* [Records to use]:
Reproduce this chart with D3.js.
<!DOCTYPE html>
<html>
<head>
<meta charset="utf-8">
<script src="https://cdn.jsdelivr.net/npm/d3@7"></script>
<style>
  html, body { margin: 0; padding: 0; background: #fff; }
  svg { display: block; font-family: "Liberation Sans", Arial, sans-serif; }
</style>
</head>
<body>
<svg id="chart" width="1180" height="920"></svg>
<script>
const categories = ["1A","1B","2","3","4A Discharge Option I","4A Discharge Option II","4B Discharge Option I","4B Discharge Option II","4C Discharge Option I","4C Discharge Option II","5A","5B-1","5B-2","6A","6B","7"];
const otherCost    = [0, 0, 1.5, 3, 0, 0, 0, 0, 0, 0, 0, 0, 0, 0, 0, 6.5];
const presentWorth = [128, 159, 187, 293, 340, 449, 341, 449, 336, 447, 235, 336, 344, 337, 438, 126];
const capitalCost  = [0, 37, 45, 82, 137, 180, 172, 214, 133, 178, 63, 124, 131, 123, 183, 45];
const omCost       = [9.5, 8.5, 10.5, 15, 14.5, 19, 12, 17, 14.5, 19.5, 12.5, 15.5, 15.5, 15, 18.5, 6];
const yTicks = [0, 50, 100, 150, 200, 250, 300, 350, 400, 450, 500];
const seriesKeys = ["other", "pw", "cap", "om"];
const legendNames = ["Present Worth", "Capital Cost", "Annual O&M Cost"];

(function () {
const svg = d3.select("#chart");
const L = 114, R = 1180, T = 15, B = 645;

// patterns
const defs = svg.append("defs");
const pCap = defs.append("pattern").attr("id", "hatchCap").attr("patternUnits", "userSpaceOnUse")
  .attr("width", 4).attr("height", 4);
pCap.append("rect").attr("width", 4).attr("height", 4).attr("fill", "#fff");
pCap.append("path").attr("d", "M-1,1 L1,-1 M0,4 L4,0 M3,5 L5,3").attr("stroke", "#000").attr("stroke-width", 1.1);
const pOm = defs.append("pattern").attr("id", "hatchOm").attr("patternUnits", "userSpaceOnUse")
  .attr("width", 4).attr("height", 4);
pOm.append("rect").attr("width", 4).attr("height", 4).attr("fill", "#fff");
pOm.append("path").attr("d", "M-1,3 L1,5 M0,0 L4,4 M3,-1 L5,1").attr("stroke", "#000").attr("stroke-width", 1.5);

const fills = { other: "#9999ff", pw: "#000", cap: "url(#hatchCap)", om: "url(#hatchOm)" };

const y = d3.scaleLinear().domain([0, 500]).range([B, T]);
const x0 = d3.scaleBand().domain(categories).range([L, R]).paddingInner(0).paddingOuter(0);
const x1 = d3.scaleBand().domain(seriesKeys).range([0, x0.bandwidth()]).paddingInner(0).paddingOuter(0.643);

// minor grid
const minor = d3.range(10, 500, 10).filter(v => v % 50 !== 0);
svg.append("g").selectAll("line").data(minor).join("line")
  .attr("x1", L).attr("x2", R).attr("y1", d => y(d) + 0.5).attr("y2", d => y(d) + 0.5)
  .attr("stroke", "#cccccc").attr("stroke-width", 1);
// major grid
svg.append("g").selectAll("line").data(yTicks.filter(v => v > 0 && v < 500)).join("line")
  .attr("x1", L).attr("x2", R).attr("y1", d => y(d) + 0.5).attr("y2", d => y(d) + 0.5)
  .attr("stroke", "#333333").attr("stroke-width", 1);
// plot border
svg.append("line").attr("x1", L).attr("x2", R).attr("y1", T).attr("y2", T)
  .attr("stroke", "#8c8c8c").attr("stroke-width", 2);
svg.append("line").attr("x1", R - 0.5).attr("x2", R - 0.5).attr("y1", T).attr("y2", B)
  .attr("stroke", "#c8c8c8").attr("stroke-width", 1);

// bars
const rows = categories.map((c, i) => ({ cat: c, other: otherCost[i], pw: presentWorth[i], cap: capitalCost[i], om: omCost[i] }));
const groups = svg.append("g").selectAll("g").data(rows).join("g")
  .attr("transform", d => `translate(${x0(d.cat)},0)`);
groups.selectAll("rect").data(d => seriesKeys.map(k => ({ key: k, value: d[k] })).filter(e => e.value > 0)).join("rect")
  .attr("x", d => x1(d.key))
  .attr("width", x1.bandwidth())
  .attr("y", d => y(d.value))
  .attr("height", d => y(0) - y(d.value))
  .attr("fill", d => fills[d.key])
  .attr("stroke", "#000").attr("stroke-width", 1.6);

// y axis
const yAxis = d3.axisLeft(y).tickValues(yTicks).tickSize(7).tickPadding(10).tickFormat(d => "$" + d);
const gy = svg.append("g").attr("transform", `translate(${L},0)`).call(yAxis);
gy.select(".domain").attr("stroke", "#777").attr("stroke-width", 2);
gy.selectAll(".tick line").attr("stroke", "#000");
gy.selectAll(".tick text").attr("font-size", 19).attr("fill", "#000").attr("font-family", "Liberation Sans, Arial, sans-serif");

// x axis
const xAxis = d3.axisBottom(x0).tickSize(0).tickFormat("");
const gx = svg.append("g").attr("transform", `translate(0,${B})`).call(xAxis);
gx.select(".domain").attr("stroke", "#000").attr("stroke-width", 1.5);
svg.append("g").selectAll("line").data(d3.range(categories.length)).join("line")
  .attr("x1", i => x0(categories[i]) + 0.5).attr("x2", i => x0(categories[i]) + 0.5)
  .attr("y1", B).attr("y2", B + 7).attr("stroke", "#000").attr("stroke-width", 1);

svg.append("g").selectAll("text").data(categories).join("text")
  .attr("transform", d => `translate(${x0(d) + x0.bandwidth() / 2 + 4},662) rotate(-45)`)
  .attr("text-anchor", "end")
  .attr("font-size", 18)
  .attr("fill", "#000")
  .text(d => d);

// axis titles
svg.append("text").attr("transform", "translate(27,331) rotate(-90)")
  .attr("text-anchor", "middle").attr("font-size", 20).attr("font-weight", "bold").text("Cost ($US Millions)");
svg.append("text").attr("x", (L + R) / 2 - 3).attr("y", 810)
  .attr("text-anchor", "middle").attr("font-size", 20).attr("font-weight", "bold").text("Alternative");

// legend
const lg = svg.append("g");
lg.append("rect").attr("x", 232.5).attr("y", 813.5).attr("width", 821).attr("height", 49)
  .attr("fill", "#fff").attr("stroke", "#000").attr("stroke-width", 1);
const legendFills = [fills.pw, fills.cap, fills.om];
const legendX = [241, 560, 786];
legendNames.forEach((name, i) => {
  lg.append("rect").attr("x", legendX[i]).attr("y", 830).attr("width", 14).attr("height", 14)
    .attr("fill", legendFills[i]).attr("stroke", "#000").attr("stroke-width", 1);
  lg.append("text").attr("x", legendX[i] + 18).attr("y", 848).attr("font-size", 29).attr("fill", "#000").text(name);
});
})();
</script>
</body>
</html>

--

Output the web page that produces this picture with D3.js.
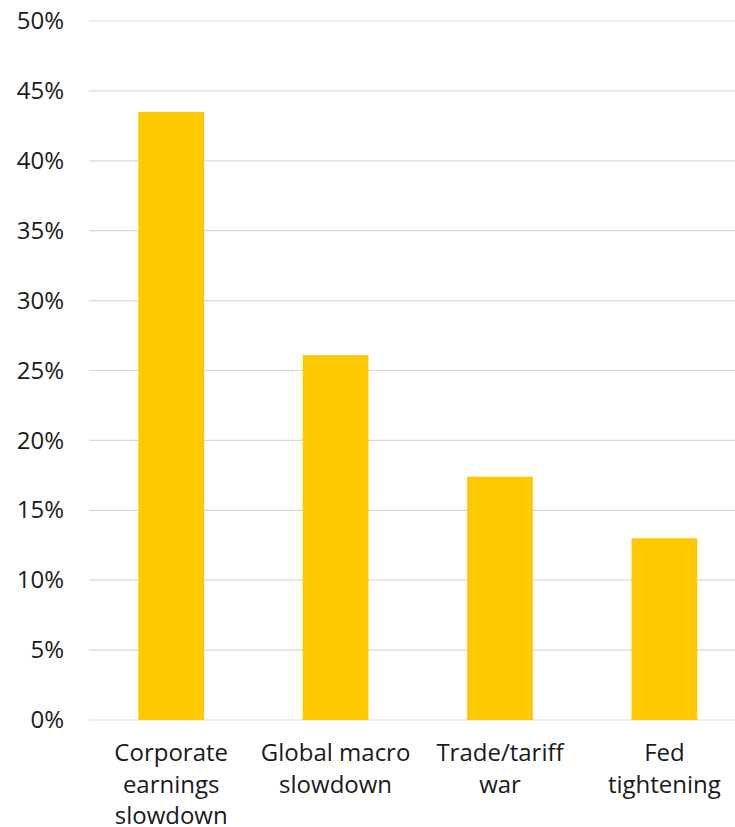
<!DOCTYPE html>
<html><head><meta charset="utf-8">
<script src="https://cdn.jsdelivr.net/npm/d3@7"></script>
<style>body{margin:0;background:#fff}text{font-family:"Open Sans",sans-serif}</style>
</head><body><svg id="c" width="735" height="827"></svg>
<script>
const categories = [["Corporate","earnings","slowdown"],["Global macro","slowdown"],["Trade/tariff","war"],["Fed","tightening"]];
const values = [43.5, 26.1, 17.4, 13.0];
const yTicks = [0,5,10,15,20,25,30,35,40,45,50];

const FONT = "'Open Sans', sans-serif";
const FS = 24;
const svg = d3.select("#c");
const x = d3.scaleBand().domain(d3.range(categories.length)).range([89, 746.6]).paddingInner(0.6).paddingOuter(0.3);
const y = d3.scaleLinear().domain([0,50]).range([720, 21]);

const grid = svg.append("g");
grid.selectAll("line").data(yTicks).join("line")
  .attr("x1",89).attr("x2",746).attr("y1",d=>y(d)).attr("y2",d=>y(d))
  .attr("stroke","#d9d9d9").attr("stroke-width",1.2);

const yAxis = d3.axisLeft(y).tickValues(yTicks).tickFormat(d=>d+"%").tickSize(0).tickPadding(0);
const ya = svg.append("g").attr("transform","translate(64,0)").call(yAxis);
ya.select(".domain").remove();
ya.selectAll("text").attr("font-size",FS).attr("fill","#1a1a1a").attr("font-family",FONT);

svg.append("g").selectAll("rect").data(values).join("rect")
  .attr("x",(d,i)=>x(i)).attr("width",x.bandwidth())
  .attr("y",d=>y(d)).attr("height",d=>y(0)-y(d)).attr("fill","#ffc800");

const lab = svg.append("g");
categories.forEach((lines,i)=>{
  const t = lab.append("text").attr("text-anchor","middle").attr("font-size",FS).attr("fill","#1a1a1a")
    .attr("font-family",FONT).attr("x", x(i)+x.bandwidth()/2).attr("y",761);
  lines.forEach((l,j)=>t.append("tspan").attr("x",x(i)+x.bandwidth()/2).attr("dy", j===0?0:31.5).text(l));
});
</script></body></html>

* [Do this]: Do not include pictures. Give again exactly the lines starting at the one with "Output the web" and ending at the one with "</script></body></html>", both included.

* [Solution]:
Output the web page that produces this picture with D3.js.
<!DOCTYPE html>
<html><head><meta charset="utf-8">
<script src="https://cdn.jsdelivr.net/npm/d3@7"></script>
<style>body{margin:0;background:#fff}text{font-family:"Open Sans",sans-serif}</style>
</head><body><svg id="c" width="735" height="827"></svg>
<script>
const categories = [["Corporate","earnings","slowdown"],["Global macro","slowdown"],["Trade/tariff","war"],["Fed","tightening"]];
const values = [43.5, 26.1, 17.4, 13.0];
const yTicks = [0,5,10,15,20,25,30,35,40,45,50];

const FONT = "'Open Sans', sans-serif";
const FS = 24;
const svg = d3.select("#c");
const x = d3.scaleBand().domain(d3.range(categories.length)).range([89, 746.6]).paddingInner(0.6).paddingOuter(0.3);
const y = d3.scaleLinear().domain([0,50]).range([720, 21]);

const grid = svg.append("g");
grid.selectAll("line").data(yTicks).join("line")
  .attr("x1",89).attr("x2",746).attr("y1",d=>y(d)).attr("y2",d=>y(d))
  .attr("stroke","#d9d9d9").attr("stroke-width",1.2);

const yAxis = d3.axisLeft(y).tickValues(yTicks).tickFormat(d=>d+"%").tickSize(0).tickPadding(0);
const ya = svg.append("g").attr("transform","translate(64,0)").call(yAxis);
ya.select(".domain").remove();
ya.selectAll("text").attr("font-size",FS).attr("fill","#1a1a1a").attr("font-family",FONT);

svg.append("g").selectAll("rect").data(values).join("rect")
  .attr("x",(d,i)=>x(i)).attr("width",x.bandwidth())
  .attr("y",d=>y(d)).attr("height",d=>y(0)-y(d)).attr("fill","#ffc800");

const lab = svg.append("g");
categories.forEach((lines,i)=>{
  const t = lab.append("text").attr("text-anchor","middle").attr("font-size",FS).attr("fill","#1a1a1a")
    .attr("font-family",FONT).attr("x", x(i)+x.bandwidth()/2).attr("y",761);
  lines.forEach((l,j)=>t.append("tspan").attr("x",x(i)+x.bandwidth()/2).attr("dy", j===0?0:31.5).text(l));
});
</script></body></html>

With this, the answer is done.